The doctor who helps Henry in the film, and acts as his mentor in his quest to find a cure, is based on a real doctor in New York who specializes in pain management and works with people with Henry’s condition. Early in the script-writing process, Horowitz hit a wall – the same wall Henry hits in searching for a cure.

“I needed a breakthrough,” he said.

Fortunately one came with a Google search. Very new research at the time had revealed a second gene that may be responsible for Henry’s condition, and could therefore someday lead to a cure. Horowitz presented the new evidence to his science advisors.

“As soon as that happened, the ending wrote itself,” he said. “If you were to look up this condition now, all the research points to this second gene. It’s kind of like the school of thought has completely shifted. So I guess that makes it a period piece, because technically the movie takes place five or six years ago.”

Horowitz said Henry’s story may also be adapted for a TV show in the near future.

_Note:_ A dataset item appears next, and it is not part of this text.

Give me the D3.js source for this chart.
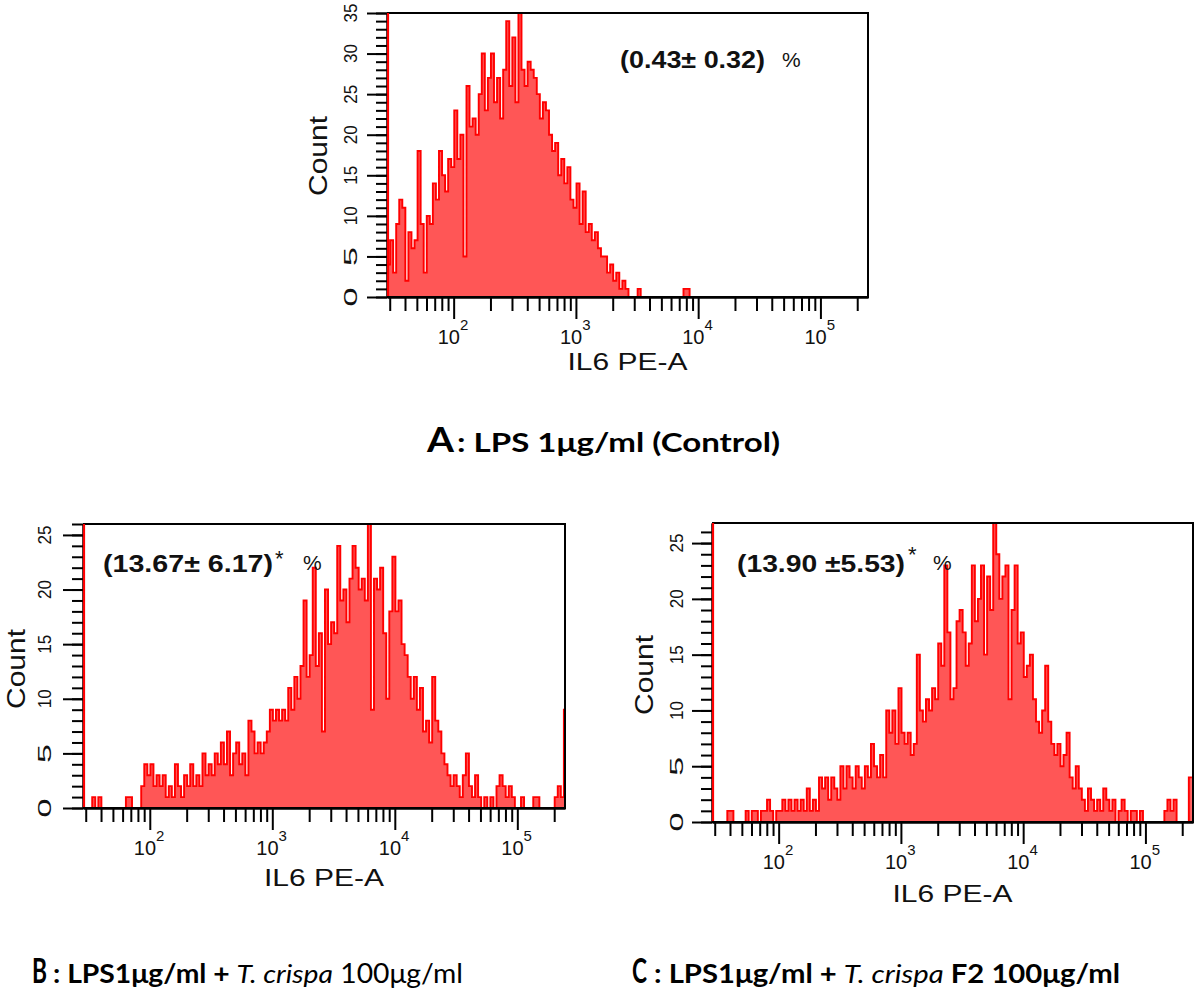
<!DOCTYPE html>
<html><head><meta charset="utf-8">
<script src="https://cdn.jsdelivr.net/npm/d3@7"></script>
<style>body{margin:0;background:#fff}svg{display:block}</style>
</head><body>
<svg id="c" width="1200" height="990"></svg>
<script>
// ---------- data ----------
const binStartLog = 1.455;      // log10 of first bin edge
const binStep = 0.025;          // bin width in log10 units
const xDomain = [28.5, 245000];
const decades = [100, 1000, 10000, 100000];
const decadeExp = ["2", "3", "4", "5"];
const xAxisTitle = "IL6 PE-A";
const yAxisTitle = "Count";

const countsA = [4,7,3,9,12,11,2,8,6,7,
 18,9,3,10,9,14,12,18,15,13,
 17,16,23,17,20,5,26,21,22,20,
 25,30,23,27,30,24,27,22,28,34,
 26,32,24,35,28,26,29,28,27,25,
 22,24,23,20,18,19,15,17,14,16,
 12,11,14,9,13,8,9,7,8,6,
 5,5,3,4,2,3,1,2,1,0,
 0,0,1,0,0,0,0,0,0,0,
 0,0,0,0,0,0,0,1,1,0];
const countsB = [0,0,0,1,0,1,0,0,0,0,
 0,0,0,0,1,1,0,0,0,2,
 4,3,4,2,3,2,3,1,2,1,
 4,2,1,3,2,4,2,3,2,5,
 3,4,3,5,4,6,4,7,3,5,
 6,4,5,3,8,7,5,6,5,6,
 7,9,8,9,8,9,8,11,9,12,
 10,13,19,12,14,22,13,16,7,20,
 15,17,16,24,19,20,17,21,24,22,
 20,21,19,26,9,21,20,22,16,10,
 18,23,18,19,15,14,12,10,12,9,
 11,7,8,6,12,8,7,5,4,3,
 2,3,2,1,3,5,2,1,3,1,
 0,1,0,1,0,2,3,2,1,2,
 1,0,0,1,0,0,0,1,1,0,
 0,0,0,0,1,2,1,9];
const countsC = [0,0,0,0,0,1,1,0,0,0,
 0,1,0,1,1,0,1,1,2,1,
 0,1,1,2,1,2,1,2,1,2,
 1,3,1,2,1,4,3,4,2,4,
 3,2,5,3,5,4,3,5,4,3,
 5,4,7,5,4,6,4,10,8,10,
 7,12,8,7,8,6,7,15,10,9,
 11,10,12,11,16,14,23,17,11,12,
 18,19,17,14,16,23,18,20,23,15,
 22,19,27,24,20,22,23,11,19,23,
 16,17,13,14,15,11,9,8,10,14,
 9,7,6,7,5,6,8,4,3,5,
 3,2,1,3,2,1,2,1,3,2,
 1,2,0,1,2,1,0,1,1,0,
 1,0,0,0,0,0,0,0,1,2,
 1,2,0,0,0,0,4];

const yMaxA = 35, yMaxB = 26, yMaxC = 26.8;
const pctA = "(0.43\u00b1 0.32)", pctB = "(13.67\u00b1 6.17)", pctC = "(13.90 \u00b15.53)";
const starB = "*", starC = "*", pctSign = "%";
const titleLetters = ["A", "B", "C"];

// ---------- layout ----------
const panels = [
 {id:"A", counts:countsA, yMax:yMaxA, left:387, right:868, top:13, bottom:297,
  pct:pctA, star:null, pctX:620, pctW:145, pctY:68, signX:782, signY:67,
  yLabX:357, countX:327, countY:156, xTitleY:370},
 {id:"B", counts:countsB, yMax:yMaxB, left:83, right:565, top:524, bottom:808,
  pct:pctB, star:starB, pctX:103, pctW:170, pctY:572, starX:275, starY:566, signX:303, signY:570,
  yLabX:51, countX:25, countY:669, xTitleY:886},
 {id:"C", counts:countsC, yMax:yMaxC, left:712, right:1193, top:523, bottom:822,
  pct:pctC, star:starC, pctX:737, pctW:168, pctY:572, starX:908, starY:562, signX:933, signY:570,
  yLabX:683, countX:653, countY:675, xTitleY:902}
];

const svg = d3.select("#c");
const RED = "#ff0000", FILL = "#ff5656";
const SANS = "'Liberation Sans', Arial, sans-serif";

panels.forEach(cfg => {
  const x = d3.scaleLog().domain(xDomain).range([cfg.left, cfg.right]);
  const y = d3.scaleLinear().domain([0, cfg.yMax]).range([cfg.bottom, cfg.top]);
  const g = svg.append("g");
  const clipId = "clip" + cfg.id;
  svg.append("clipPath").attr("id", clipId).append("rect")
    .attr("x", cfg.left).attr("y", cfg.top - 1)
    .attr("width", cfg.right - cfg.left).attr("height", cfg.bottom - cfg.top + 1);

  const pts = cfg.counts.map((c, i) => ({v: Math.pow(10, binStartLog + i * binStep), c}));
  pts.push({v: Math.pow(10, binStartLog + cfg.counts.length * binStep), c: cfg.counts[cfg.counts.length - 1]});

  const area = d3.area().curve(d3.curveStepAfter).x(d => x(d.v)).y0(y(0)).y1(d => y(d.c));
  const line = d3.line().curve(d3.curveStepAfter).x(d => x(d.v)).y(d => y(d.c));
  const hg = g.append("g").attr("clip-path", `url(#${clipId})`);
  hg.append("path").datum(pts).attr("d", area).attr("fill", FILL);
  hg.append("path").datum(pts).attr("d", line).attr("fill", "none")
    .attr("stroke", RED).attr("stroke-width", 1.9).attr("stroke-linejoin", "miter");

  // x axis ticks
  const minor = [];
  [10, 100, 1000, 10000, 100000].forEach(d => { for (let k = 2; k <= 9; k++) { const v = d * k; if (v >= xDomain[0] && v <= xDomain[1]) minor.push(v); } });
  const axMinor = d3.axisBottom(x).tickValues(minor).tickSize(14).tickFormat("").tickSizeOuter(0);
  const axMajor = d3.axisBottom(x).tickValues(decades).tickSize(22).tickFormat("").tickSizeOuter(0);
  [axMinor, axMajor].forEach(ax => {
    const a = g.append("g").attr("transform", `translate(0,${cfg.bottom})`).call(ax);
    a.select(".domain").attr("stroke", "#000").attr("stroke-width", 2);
    a.selectAll(".tick line").attr("stroke", "#000").attr("stroke-width", 2);
  });
  // y axis ticks
  const yAll = d3.range(0, Math.floor(cfg.yMax) + 1, 1);
  const yMaj = yAll.filter(v => v % 5 === 0);
  const ayMinor = d3.axisLeft(y).tickValues(yAll).tickSize(11).tickFormat("").tickSizeOuter(0);
  const ayMajor = d3.axisLeft(y).tickValues(yMaj).tickSize(20).tickFormat("").tickSizeOuter(0);
  [ayMinor, ayMajor].forEach(ax => {
    const a = g.append("g").attr("transform", `translate(${cfg.left},0)`).call(ax);
    a.select(".domain").attr("stroke", "#000").attr("stroke-width", 2);
    a.selectAll(".tick line").attr("stroke", "#000").attr("stroke-width", 2);
  });
  // frame top/right
  g.append("line").attr("x1", cfg.left).attr("x2", cfg.right + 1).attr("y1", cfg.top).attr("y2", cfg.top).attr("stroke", "#000").attr("stroke-width", 2);
  g.append("line").attr("x1", cfg.right).attr("x2", cfg.right).attr("y1", cfg.top).attr("y2", cfg.bottom).attr("stroke", "#000").attr("stroke-width", 2);
  // left edge red line
  g.append("line").attr("x1", cfg.left + 1).attr("x2", cfg.left + 1).attr("y1", cfg.top).attr("y2", cfg.bottom).attr("stroke", RED).attr("stroke-width", 2.2);
  // bottom baseline in black over the histogram
  g.append("line").attr("x1", cfg.left).attr("x2", cfg.right + 1).attr("y1", cfg.bottom).attr("y2", cfg.bottom).attr("stroke", "#000").attr("stroke-width", 2);

  // y tick labels (rotated)
  yMaj.forEach(v => {
    g.append("text").attr("transform", `translate(${cfg.yLabX},${y(v)}) rotate(-90)`)
      .attr("text-anchor", "middle").attr("font-family", SANS).attr("font-size", 18)
      .attr("fill", "#111").attr("textLength", 19).attr("lengthAdjust", "spacingAndGlyphs").text(v);
  });
  // x tick labels: "10" with superscript exponent, as one text
  decades.forEach((v, i) => {
    const t = g.append("text").attr("x", x(v) - 16).attr("y", cfg.bottom + 47)
      .attr("font-family", SANS).attr("font-size", 20).attr("fill", "#111");
    t.append("tspan").text("10");
    t.append("tspan").attr("dx", 0).attr("dy", -14).attr("font-size", 15).text(decadeExp[i]);
  });
  // axis titles
  g.append("text").attr("x", (cfg.left + cfg.right) / 2).attr("y", cfg.xTitleY).attr("text-anchor", "middle")
    .attr("font-family", SANS).attr("font-size", 24).attr("fill", "#111")
    .attr("textLength", 120).attr("lengthAdjust", "spacingAndGlyphs").text(xAxisTitle);
  g.append("text").attr("transform", `translate(${cfg.countX},${cfg.countY}) rotate(-90)`).attr("text-anchor", "middle")
    .attr("font-family", SANS).attr("font-size", 25).attr("fill", "#111")
    .attr("textLength", 80).attr("lengthAdjust", "spacingAndGlyphs").text(yAxisTitle);
  // percentage annotation
  g.append("text").attr("x", cfg.pctX).attr("y", cfg.pctY).attr("font-family", SANS).attr("font-weight", "bold")
    .attr("font-size", 24).attr("fill", "#111").attr("textLength", cfg.pctW).attr("lengthAdjust", "spacingAndGlyphs").text(cfg.pct);
  if (cfg.star) g.append("text").attr("x", cfg.starX).attr("y", cfg.starY).attr("font-family", SANS)
    .attr("font-size", 22).attr("fill", "#111").text(cfg.star);
  g.append("text").attr("x", cfg.signX).attr("y", cfg.signY).attr("font-family", SANS)
    .attr("font-size", 21).attr("fill", "#111").text(pctSign);
});

// ---------- panel captions ----------
const CAP = "Lato, 'Open Sans', sans-serif";
function caption(letter, lx, lw, baseline, parts, rx, rw) {
  svg.append("text").attr("x", lx).attr("y", baseline).attr("font-family", CAP).attr("font-size", 34)
    .attr("font-weight", 700).attr("fill", "#000").attr("textLength", lw).attr("lengthAdjust", "spacingAndGlyphs").text(letter);
  const t = svg.append("text").attr("x", rx).attr("y", baseline).attr("font-family", CAP).attr("font-size", 26)
    .attr("fill", "#000").attr("textLength", rw).attr("lengthAdjust", "spacingAndGlyphs");
  parts.forEach(p => t.append("tspan").attr("font-weight", p.w).attr("font-style", p.i ? "italic" : "normal").text(p.t));
}
caption(titleLetters[0], 427, 27, 452, [{t: ": LPS 1\u03bcg/ml (Control)", w: 700}], 457, 323);
caption(titleLetters[1], 32, 15, 983, [{t: ": LPS1\u03bcg/ml + ", w: 700}, {t: "T. crispa", w: 400, i: true}, {t: " 100\u03bcg/ml", w: 400}], 53, 410);
caption(titleLetters[2], 632, 15, 983, [{t: ": LPS1\u03bcg/ml + ", w: 700}, {t: "T. crispa", w: 400, i: true}, {t: " F2 100\u03bcg/ml", w: 700}], 654, 466);
</script>
</body></html>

As with all the films I saw in the Anchorage International Film Festival, “Painless” stuck with me. There’s nothing wrong with just enjoying a movie for the sake of entertainment, but I really appreciate a thought-provoking film as well. Scientists have concluded that the amount of pain we can feel isn’t adaptive from an evolutionary standpoint. Most life forms will do what they can to avoid mild discomfort, let alone excruciating pain that makes you pass out. Despite not feeling pain, which many people would probably see as a blessing, Henry develops a pathological avoidance of injury. We only see glimpses of his childhood, and the ending feels unresolved, but this allows the viewer to imagine the circumstances that made Henry who he is, and who he might become.